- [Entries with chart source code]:
###
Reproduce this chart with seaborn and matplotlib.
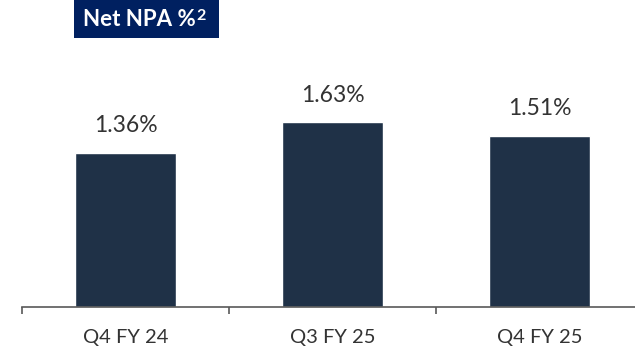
import pandas as pd
import matplotlib.pyplot as plt
import seaborn as sns
from matplotlib.patches import Rectangle

# Data
quarters = ['Q4 FY 24', 'Q3 FY 25', 'Q4 FY 25']
net_npa = [1.36, 1.63, 1.51]

df = pd.DataFrame({'quarter': quarters, 'net_npa': net_npa})

sns.set_style("white")
plt.rcParams['font.family'] = ['Lato', 'DejaVu Sans']

fig = plt.figure(figsize=(6.35, 3.52), dpi=100)
ax = fig.add_axes([22 / 635, 45 / 352, 621 / 635, 307 / 352])

sns.barplot(x='quarter', y='net_npa', data=df, color='#1F3147',
            width=0.49, saturation=1, ax=ax)

ax.set_xlim(-0.5, 2.5)
ax.set_ylim(0, 307 / 113.3)

# value labels above bars
for i, v in enumerate(net_npa):
    ax.annotate(f'{v:.2f}%', (i, v), xytext=(0, 12), textcoords='offset points',
                ha='center', va='bottom', fontsize=16.5, color='#333333')

# axis styling
for s in ['top', 'right', 'left']:
    ax.spines[s].set_visible(False)
ax.spines['bottom'].set_color('#595959')
ax.spines['bottom'].set_linewidth(1.2)
ax.set_yticks([])
ax.set_xlabel('')
ax.set_ylabel('')
ax.set_xticks([-0.5, 0.5, 1.5, 2.5], minor=True)
ax.tick_params(axis='x', which='minor', bottom=True, length=5, width=1.2,
               color='#595959', direction='out')
ax.tick_params(axis='x', which='major', length=0, pad=16, labelsize=14.5,
               labelcolor='#333333')

# title box
fig.patches.append(Rectangle((74 / 635, 1 - 38 / 352), 145 / 635, 38 / 352,
                             transform=fig.transFigure, facecolor='#002060',
                             edgecolor='none', zorder=0))
title = fig.text(83 / 635, 1 - 19 / 352, 'Net NPA %', ha='left', va='center',
                 color='white', fontsize=16, fontweight='bold', zorder=2)
fig.canvas.draw()
bb = title.get_window_extent().transformed(fig.transFigure.inverted())
fig.text(bb.x1 + 1 / 635, bb.y1 - 1 / 352, '2', ha='left', va='top',
         color='white', fontsize=11.5, fontweight='bold', zorder=2)

plt.savefig('out.png', dpi=100)
plt.close()
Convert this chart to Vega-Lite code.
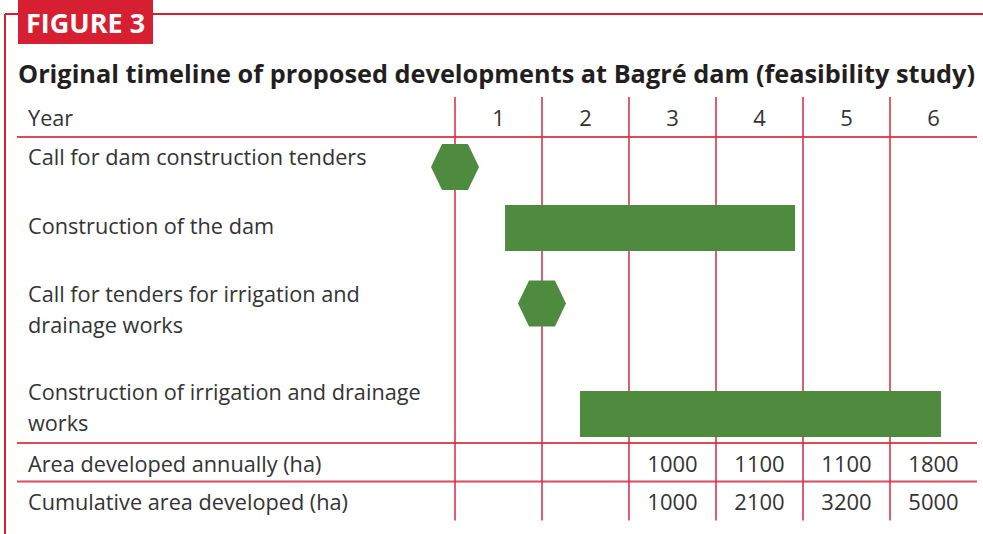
###
- [EXERCISE BRIEF]: Determine how many lines of the data contain "matplotlib" and give nothing but that number.

- [ANSWER IN FULL]: 3